Издавачка делатност - The Second Decade of Transition in Emerging Europe


Ognjen Radonjić, Srdjan Kokotović

Year of publication: 2012.
Book size: 24 cm
Number of pages: 192

In this book Ognjen Radonjić and Srdjan Kokotović reject widely prized and adopt paradigm of efficient markets and universally undisputed measures of economic success of small open economies, such as macroeconomic stabilization and full liberalization and deregulation of financial and trade flows. In contrast, as authors emphasize, if policy creators do not limit the level of debts of local market participants, most importantly the short-term debts and debts denominated in foreign currency, which is in the most cases directed towards consumption and development of non-tradable sectors, crisis is certain. This is because, prior to and during massive capital inflows, local economy has not created foundations for sustained development necessary not only because debts have to be repaid, but also to provide more economic independence in the future. All in all, this book represents refreshment in both domestic and international literature and indisputably bears scientific contribution to present and future analysis of this quintessential economic issue.

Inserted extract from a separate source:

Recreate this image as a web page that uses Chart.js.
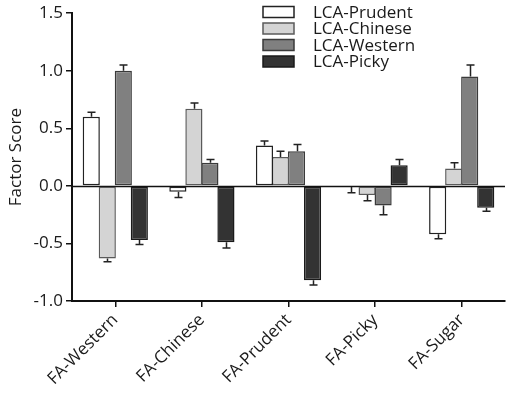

Professor Miodrag Zec, Faculty of Philosophy, Belgrade, Serbia

The above analysis, inspired by Minsky's financial instability hypothesis and extended to financially integrated emerging economies has yet had little echo in the literature dedicated to the crisis effects in Central, East and Southeast European transition economies. ...The present study addresses precisely this perspective. Through a very rich and detailed country data analysis, the build-up of the fragility as well as the consequences of the U.S. banking crisis is exemplified, analyzed and explained. The analysis confirms the interest and accuracy of a Minskyan perspective in understanding the transition economies of Europe. ...The robustness of the analysis leads to a severe report of the situation in emerging Europe countries and singularly in Serbia. The policy prescriptions, which arise from the analysis, are all the more interesting and promising.

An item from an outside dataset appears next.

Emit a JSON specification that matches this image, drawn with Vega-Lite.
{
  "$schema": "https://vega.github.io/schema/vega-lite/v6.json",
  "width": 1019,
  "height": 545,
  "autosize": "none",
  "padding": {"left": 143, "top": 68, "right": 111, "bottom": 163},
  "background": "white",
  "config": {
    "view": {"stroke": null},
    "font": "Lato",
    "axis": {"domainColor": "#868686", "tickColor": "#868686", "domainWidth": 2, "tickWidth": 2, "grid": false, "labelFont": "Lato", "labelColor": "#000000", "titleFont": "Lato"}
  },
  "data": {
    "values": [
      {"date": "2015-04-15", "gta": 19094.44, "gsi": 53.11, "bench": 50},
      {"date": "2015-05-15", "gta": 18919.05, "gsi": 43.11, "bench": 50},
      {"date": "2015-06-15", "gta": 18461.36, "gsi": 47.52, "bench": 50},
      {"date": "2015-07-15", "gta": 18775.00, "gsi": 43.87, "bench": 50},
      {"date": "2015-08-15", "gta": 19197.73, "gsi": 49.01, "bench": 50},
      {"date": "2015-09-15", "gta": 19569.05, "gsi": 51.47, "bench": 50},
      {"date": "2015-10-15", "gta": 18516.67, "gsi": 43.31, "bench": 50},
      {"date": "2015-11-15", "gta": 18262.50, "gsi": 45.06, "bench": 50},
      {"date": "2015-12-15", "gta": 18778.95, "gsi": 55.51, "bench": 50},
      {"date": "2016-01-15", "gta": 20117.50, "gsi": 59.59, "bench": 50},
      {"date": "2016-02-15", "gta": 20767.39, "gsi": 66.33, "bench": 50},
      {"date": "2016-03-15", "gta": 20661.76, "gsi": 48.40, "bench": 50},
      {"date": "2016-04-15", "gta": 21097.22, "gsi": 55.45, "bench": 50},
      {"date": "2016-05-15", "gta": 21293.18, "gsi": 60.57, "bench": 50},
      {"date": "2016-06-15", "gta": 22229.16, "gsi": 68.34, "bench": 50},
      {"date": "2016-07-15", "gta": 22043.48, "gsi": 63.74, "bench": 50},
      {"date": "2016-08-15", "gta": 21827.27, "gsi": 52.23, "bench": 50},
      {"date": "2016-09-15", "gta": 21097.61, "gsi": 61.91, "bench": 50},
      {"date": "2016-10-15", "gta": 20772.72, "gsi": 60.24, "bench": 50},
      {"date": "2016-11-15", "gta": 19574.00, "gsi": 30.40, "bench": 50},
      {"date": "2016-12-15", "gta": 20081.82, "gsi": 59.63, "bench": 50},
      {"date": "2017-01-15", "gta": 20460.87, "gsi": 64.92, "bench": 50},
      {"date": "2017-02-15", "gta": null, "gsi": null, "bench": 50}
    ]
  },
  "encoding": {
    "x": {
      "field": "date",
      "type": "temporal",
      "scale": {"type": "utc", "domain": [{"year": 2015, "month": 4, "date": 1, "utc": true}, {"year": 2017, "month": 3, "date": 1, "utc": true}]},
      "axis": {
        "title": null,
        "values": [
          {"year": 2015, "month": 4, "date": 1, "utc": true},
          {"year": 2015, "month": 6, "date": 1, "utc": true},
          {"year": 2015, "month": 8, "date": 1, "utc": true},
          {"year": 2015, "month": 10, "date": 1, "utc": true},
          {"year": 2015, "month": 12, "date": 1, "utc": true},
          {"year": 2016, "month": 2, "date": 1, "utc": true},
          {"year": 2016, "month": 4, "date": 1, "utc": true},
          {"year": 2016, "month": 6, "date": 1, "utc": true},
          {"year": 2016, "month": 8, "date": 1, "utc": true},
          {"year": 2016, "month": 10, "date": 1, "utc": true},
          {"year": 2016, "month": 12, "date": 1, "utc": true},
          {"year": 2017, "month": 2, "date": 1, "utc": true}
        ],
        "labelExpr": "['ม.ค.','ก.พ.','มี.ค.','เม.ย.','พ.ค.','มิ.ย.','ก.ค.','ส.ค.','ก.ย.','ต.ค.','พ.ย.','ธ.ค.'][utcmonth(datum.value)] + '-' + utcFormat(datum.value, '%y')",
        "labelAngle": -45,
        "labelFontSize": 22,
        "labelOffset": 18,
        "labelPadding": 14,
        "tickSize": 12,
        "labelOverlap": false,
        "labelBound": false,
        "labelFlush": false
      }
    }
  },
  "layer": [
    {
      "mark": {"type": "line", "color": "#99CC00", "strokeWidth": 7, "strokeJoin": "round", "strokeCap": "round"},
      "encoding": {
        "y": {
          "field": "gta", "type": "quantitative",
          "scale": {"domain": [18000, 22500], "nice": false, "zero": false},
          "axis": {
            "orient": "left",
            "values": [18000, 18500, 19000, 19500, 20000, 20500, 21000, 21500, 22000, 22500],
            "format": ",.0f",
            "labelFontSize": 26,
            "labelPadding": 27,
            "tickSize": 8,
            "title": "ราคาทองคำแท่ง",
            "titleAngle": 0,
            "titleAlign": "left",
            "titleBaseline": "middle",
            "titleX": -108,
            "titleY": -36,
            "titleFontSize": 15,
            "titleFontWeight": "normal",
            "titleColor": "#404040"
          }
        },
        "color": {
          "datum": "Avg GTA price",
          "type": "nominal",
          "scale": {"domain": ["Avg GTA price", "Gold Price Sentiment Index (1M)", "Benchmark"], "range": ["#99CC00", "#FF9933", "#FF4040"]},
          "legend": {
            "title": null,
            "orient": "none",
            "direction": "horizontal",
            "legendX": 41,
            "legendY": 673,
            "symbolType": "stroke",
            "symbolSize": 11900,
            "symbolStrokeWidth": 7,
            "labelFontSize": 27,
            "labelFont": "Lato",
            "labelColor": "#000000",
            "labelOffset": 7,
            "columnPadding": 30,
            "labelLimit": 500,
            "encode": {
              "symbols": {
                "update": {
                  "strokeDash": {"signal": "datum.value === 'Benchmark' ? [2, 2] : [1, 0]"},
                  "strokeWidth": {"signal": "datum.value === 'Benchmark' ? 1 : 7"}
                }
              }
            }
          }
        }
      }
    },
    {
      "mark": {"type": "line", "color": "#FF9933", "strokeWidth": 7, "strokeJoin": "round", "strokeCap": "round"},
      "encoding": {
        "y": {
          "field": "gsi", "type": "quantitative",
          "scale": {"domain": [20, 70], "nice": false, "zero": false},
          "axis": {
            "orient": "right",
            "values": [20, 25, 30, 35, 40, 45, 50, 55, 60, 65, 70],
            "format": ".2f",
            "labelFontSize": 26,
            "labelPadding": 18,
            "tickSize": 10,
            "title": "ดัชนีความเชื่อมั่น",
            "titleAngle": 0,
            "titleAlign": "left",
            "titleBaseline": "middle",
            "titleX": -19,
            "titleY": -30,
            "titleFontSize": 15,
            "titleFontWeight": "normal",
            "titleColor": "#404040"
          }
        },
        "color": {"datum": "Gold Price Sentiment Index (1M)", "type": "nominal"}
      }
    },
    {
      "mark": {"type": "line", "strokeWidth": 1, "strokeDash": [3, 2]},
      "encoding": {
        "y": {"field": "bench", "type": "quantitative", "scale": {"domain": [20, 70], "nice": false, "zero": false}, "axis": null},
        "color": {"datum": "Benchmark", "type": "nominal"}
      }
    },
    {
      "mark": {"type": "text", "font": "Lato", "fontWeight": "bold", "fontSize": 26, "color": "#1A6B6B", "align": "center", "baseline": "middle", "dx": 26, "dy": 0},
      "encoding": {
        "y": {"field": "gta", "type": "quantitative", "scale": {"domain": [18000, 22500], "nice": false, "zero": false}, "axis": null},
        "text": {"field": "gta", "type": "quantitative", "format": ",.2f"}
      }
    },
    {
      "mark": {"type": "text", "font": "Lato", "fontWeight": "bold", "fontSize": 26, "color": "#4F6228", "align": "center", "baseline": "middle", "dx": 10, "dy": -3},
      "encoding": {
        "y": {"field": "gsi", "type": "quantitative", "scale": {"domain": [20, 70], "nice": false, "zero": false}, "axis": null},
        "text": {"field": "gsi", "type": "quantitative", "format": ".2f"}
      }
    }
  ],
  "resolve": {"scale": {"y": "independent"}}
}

Professor Christine Sinapi, Burgundy School of Business, Dijon, France

The authors of the book in front of you enter innovative territory in the attempt to apply the Minsky's financial instability hypothesis - developed in the context of advanced economies - to emerging economies. Analyzing a range of macroeconomic indicators for eleven Eastern European economies in more detail the publication sheds light on similarities and differences in their economic experiences during the latest crisis. ... Overall, the publication is a valuable contribution to a more nuanced view of Eastern Europe amongst economists and investors. Emerging markets particularly if members of one regional group are typically lumped together by investors, neglecting often stark differences in economic fundamentals. The latest crisis and more recently the European sovereign debt problems have demonstrated that regional blocks are not necessarily characterized by economic convergence. ...For now, the authors have provided a well-rounded piece of work on the impact of the global economic crisis in Eastern Europe.

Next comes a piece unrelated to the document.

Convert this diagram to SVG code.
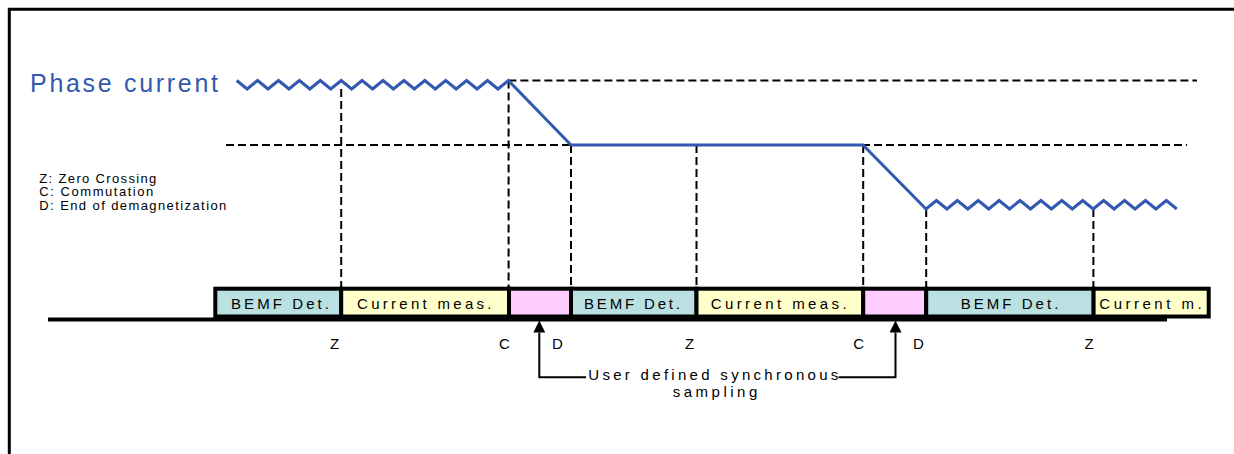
<svg xmlns="http://www.w3.org/2000/svg" width="1234" height="454" viewBox="0 0 1234 454">
<style>
text{font-family:"Liberation Sans",Arial,sans-serif;fill:#000}
.lbl{font-size:15px}
.leg{font-size:13px}
.box{stroke:#000;stroke-width:4}
.bemf{fill:#BAE0E2}
.cur{fill:#FFFFCC}
.pink{fill:#FFCCFF}
.dash{fill:none;stroke:#000;stroke-width:2;stroke-dasharray:8 4}
.wave{fill:none;stroke:#3259AF;stroke-width:3;stroke-linejoin:miter}
.conn{fill:none;stroke:#000;stroke-width:2}
</style>
<defs>
<marker id="arr" markerUnits="userSpaceOnUse" markerWidth="12" markerHeight="12" refX="0" refY="5.5" orient="auto" viewBox="0 0 11 11">
<path d="M0,0 L11,5.5 L0,11 z" fill="#000"/>
</marker>
</defs>

<g id="frame">
<path d="M9.3,454 V9.3 H1234" fill="none" stroke="#000" stroke-width="3"/>
</g>

<g id="guides">
<line class="dash" x1="508.4" y1="80.5" x2="1197" y2="80.5"/>
<line class="dash" x1="226" y1="145" x2="1187" y2="145"/>
<line class="dash" x1="341.2" y1="89" x2="341.2" y2="287"/>
<line class="dash" x1="508.6" y1="80.5" x2="508.6" y2="287"/>
<line class="dash" x1="571" y1="145" x2="571" y2="287"/>
<line class="dash" x1="696.5" y1="145" x2="696.5" y2="287"/>
<line class="dash" x1="863.2" y1="145" x2="863.2" y2="287"/>
<line class="dash" x1="926.2" y1="209" x2="926.2" y2="287"/>
<line class="dash" x1="1093.4" y1="209" x2="1093.4" y2="287"/>
</g>

<g id="phase-current">
<text x="30" y="91.7" style="font-size:25px;fill:#3259AF" textLength="188">Phase current</text>
<polyline class="wave" points="236.7,80.5 247.15,89 257.6,80.5 268.05,89 278.5,80.5 288.95,89 299.4,80.5 309.85,89 320.3,80.5 330.75,89 341.2,80.5 351.65,89 362.1,80.5 372.55,89 383,80.5 393.45,89 403.9,80.5 414.35,89 424.8,80.5 435.25,89 445.7,80.5 456.15,89 466.6,80.5 477.05,89 487.5,80.5 497.95,89 508.4,80.5 571,145 863,145 926,209 936.45,200.5 946.9,209 957.35,200.5 967.8,209 978.25,200.5 988.7,209 999.15,200.5 1009.6,209 1020.05,200.5 1030.5,209 1040.95,200.5 1051.4,209 1061.85,200.5 1072.3,209 1082.75,200.5 1093.2,209 1103.65,200.5 1114.1,209 1124.55,200.5 1135,209 1145.45,200.5 1155.9,209 1166.35,200.5 1176.8,209"/>
</g>

<g id="legend">
<text class="leg" x="39.3" y="182.5" textLength="117">Z: Zero Crossing</text>
<text class="leg" x="39.3" y="196" textLength="114">C: Commutation</text>
<text class="leg" x="39.3" y="209.5" textLength="187">D: End of demagnetization</text>
</g>

<g id="baseline">
<line x1="48" y1="319.5" x2="1167" y2="319.5" stroke="#000" stroke-width="4"/>
</g>

<g id="seg1"><rect class="box bemf" x="215.3" y="288.7" width="125.9" height="27.8"/><text class="lbl" x="231" y="309" textLength="98">BEMF Det.</text></g>
<g id="seg2"><rect class="box cur" x="341.2" y="288.7" width="167.8" height="27.8"/><text class="lbl" x="357" y="309" textLength="134.5">Current meas.</text></g>
<g id="seg3"><rect class="box pink" x="509" y="288.7" width="62" height="27.8"/></g>
<g id="seg4"><rect class="box bemf" x="571" y="288.7" width="125.5" height="27.8"/><text class="lbl" x="584" y="309" textLength="96">BEMF Det.</text></g>
<g id="seg5"><rect class="box cur" x="696.5" y="288.7" width="166.7" height="27.8"/><text class="lbl" x="710.7" y="309" textLength="136">Current meas.</text></g>
<g id="seg6"><rect class="box pink" x="863.2" y="288.7" width="63" height="27.8"/></g>
<g id="seg7"><rect class="box bemf" x="926.2" y="288.7" width="167.4" height="27.8"/><text class="lbl" x="960.7" y="309" textLength="97.6">BEMF Det.</text></g>
<g id="seg8"><rect class="box cur" x="1093.6" y="288.7" width="115.1" height="27.8"/><text class="lbl" x="1099.3" y="309" textLength="102.4">Current m.</text></g>

<g id="events">
<text class="lbl" x="330" y="349">Z</text>
<text class="lbl" x="499" y="349">C</text>
<text class="lbl" x="552" y="349">D</text>
<text class="lbl" x="685" y="349">Z</text>
<text class="lbl" x="853.3" y="349">C</text>
<text class="lbl" x="913" y="349">D</text>
<text class="lbl" x="1084.5" y="349">Z</text>
</g>

<g id="sampling-label">
<text class="lbl" x="588.3" y="380" textLength="250">User defined synchronous</text>
<text class="lbl" x="672.7" y="396.5" textLength="84.6">sampling</text>
</g>

<g id="connectors">
<polyline class="conn" points="586,377.3 539.3,377.3 539.3,332.5" marker-end="url(#arr)"/>
<polyline class="conn" points="838.5,377.3 895.5,377.3 895.5,332.5" marker-end="url(#arr)"/>
</g>
</svg>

Ewa Karwowski, Economics Department, School of Oriental and African Studies, London, UK

Ognjen Radonjić (1975) is assistant professor of Economics at the Faculty of Philosophy, University of Belgrade. He is a member of the Institute for Sociological Research, Belgrade, Scientific Association of Economists of Serbia, World Economics Association, Bristol, UK and editorial board of the Sociology, journal of sociology, social psychology and social anthropology. He is the author of the book Financial Markets: Risk, Uncertainty and Conditional Stability (in Serbian) and a number of articles on macroeconomics and financial markets related topics. Radonjić received a PhD in economics from the Faculty of Economics, University of Belgrade.

Srdjan Kokotović (1976) is an economist in the Resident Representative Office of the International Monetary Fund in Serbia in charge of monetary and financial issues. Previous engagements include bank supervision within the National Bank of Serbia and managing Risk Controlling Department and Office of the Chief Economist in Hypo Alpe Adria Bank, Belgrade. He also managed privatization projects and financial analysis within the Deposit Insurance Agency. Srdjan Kokotović was a member of editorial board of the Quarterly Monitor of Economic Trends and Policies, journal published by the Foundation for the Advancement of Economics (FREN). He wrote a number of articles in the field of financial stability and development, economic policy and real sector development. Kokotović obtained a MSc degree in quantitative finance from the Faculty of Economics, University of Belgrade.